When Law No: 4 was passed, countless of residential and commercial properties were confiscated by the regime – then given away, sold on, or rented out. Some real estate owners, like Alhasairi’s neighbour on the next block, remain. He resides in a corner apartment in his former building, surrounded by former tenants who pay the government rent.
“This was originally thought of as taking from the rich to give to the poor, but it is only partly correct,” says Saleh Marghani, a Tripoli-based lawyer.
This is the case of the Alhasairi family. Belonging to the Amazigh sect – a minority Berber community discriminated against under the Gaddafi regime – Hafed secured a government job in the capital after years working in a coastal oil refinery.
“My wife recently received a visit from the Zerti family at our house,” he says. “They were nice and polite. But they said this was their building, and we had to leave. They are bringing the matter to court.”
Hafed is sympathetic to the Zerti family’s claims but he worries his family, with five young children, will have nowhere to go. “It will take time for the case because the law is still on the books. They are preparing a new law now, and residents might be moved to another apartment. But right now this housing is still under construction,” he points out, referring to Gaddafi’s ambitious plan to build sprawling concrete flats on desert land outside cities like Benghazi and Tripoli.
Colorful shirts on hangers adorn the cheap clothing shop on the building’s ground floor. Abdullah Aldiamy, 22, keeps an eye on the family business. They pay their landlord 2,000 dollars in monthly rent, and Aldiamy believes the landlord in turn pays as little as ten dollars to the government for the space; raking in a handsome profit. The Zerti family has dropped by four times to talk with him, Aldiamy says. He shrugs and drags on a cigarette. “I gave them the landlord’s phone number,” he says.
After enduring international isolation in the eighties and nineties, as part of Libya’s ‘opening up’ period, Gaddafi, prodded by his son Saif al-Islam, established a property compensation committee in 2007, led by the current transitional government head, Mustafa Abdul Jalil.
“Some people were provided compensation but it was of very little value,” explains Marghani. “Many did not dare to apply, especially those who fled the country. And many did not think it was serious. Saif’s project for Libya was not legitimate.”
Marghani believes time is one of the biggest challenges to untangling property disputes. “Properties have changed hands since the initial confiscation, and many don’t know who the original owners are. When Gaddafi ordered the destruction of the land registry in 1982, very important evidence was lost,” he says.

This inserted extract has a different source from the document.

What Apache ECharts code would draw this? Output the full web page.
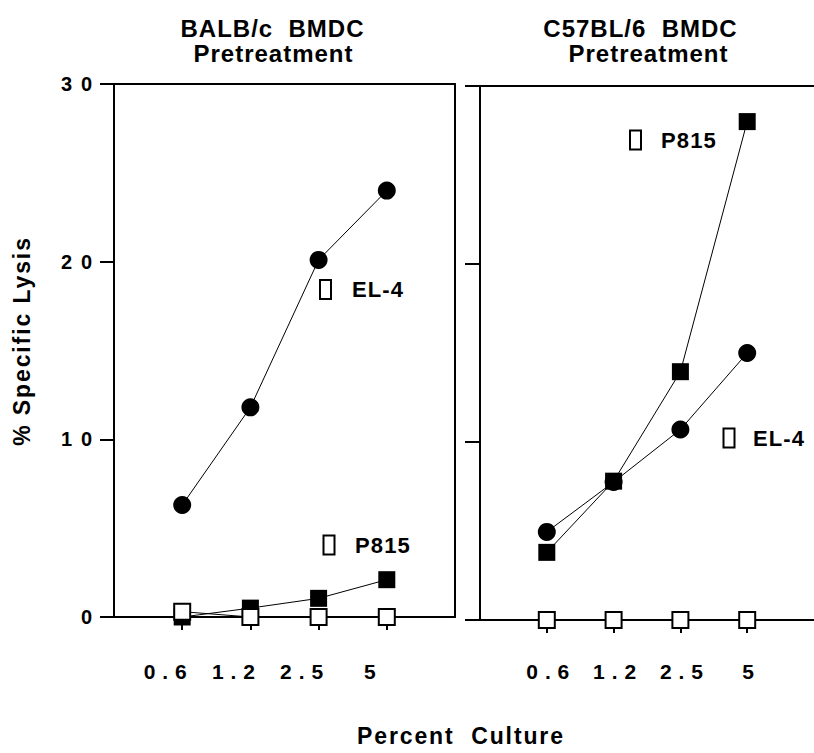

“Now some are having a hard time proving they own the properties. Some have a certificate from 1970, but this is no guarantee they did not sell it before 1978,” he says. “Also, some of the occupiers had rented the properties from the original owners before 1978, and the families stayed and continued to pay rent to the government.”
Last month the Ministry of Justice convened a committee to review the complex Law No: 4, and propose fair solutions for the unique circumstances of current occupants, and compensation for original owners. But the committee’s decisions have not yet been made public, and former owners are growing impatient.
Marwan El Jondi grew up in exile in California after his father, a successful Tripoli businessman, had his properties confiscated by the Gaddafi government. Last year, his family took the risk to return and file a petition with the compensation committee. “Someone on the committee said, ‘I’ll give you six million but give one million to me,” El Jondi says in disgust. “His property was worth a lot more than that. But you can’t blame people for paying a bribe, this is how the country worked.”
El Jondi is one of 400 members of a property owners’ advocacy, spearheaded by Shakr Mohamed Dakhil, the son of one of Libya’s most prominent businessmen in the 1970s.
Dakhil fondly remembers growing up in the villa in Tripoli’s leafy downtown, now home to the Palestinian Embassy. “We had property that valued about 300 million dollars in the 1970s,” he says. “They confiscated it all in a couple weeks – they issued some laws and took everything.”
Dakhil’s organisation is petitioning Prime Minister Abdurrahim El-Keib’s office to repeal Law No: 4 immediately. He claims the majority of their members are not wealthy, and are eager to reclaim their homes for retirement.
“Properties were confiscated overnight, and this is how they should be returned,” he says. “We don’t want compensation, we want our properties back. Those tenants that can afford to pay rent in apartments can stay. The government should subsidise those that cannot, until they can move them into new housing.
“Many owners want to take the law into their own hands, and take back their properties by force. They are going in with guns bringing some of their friends. Of course we don’t want our members to do this.”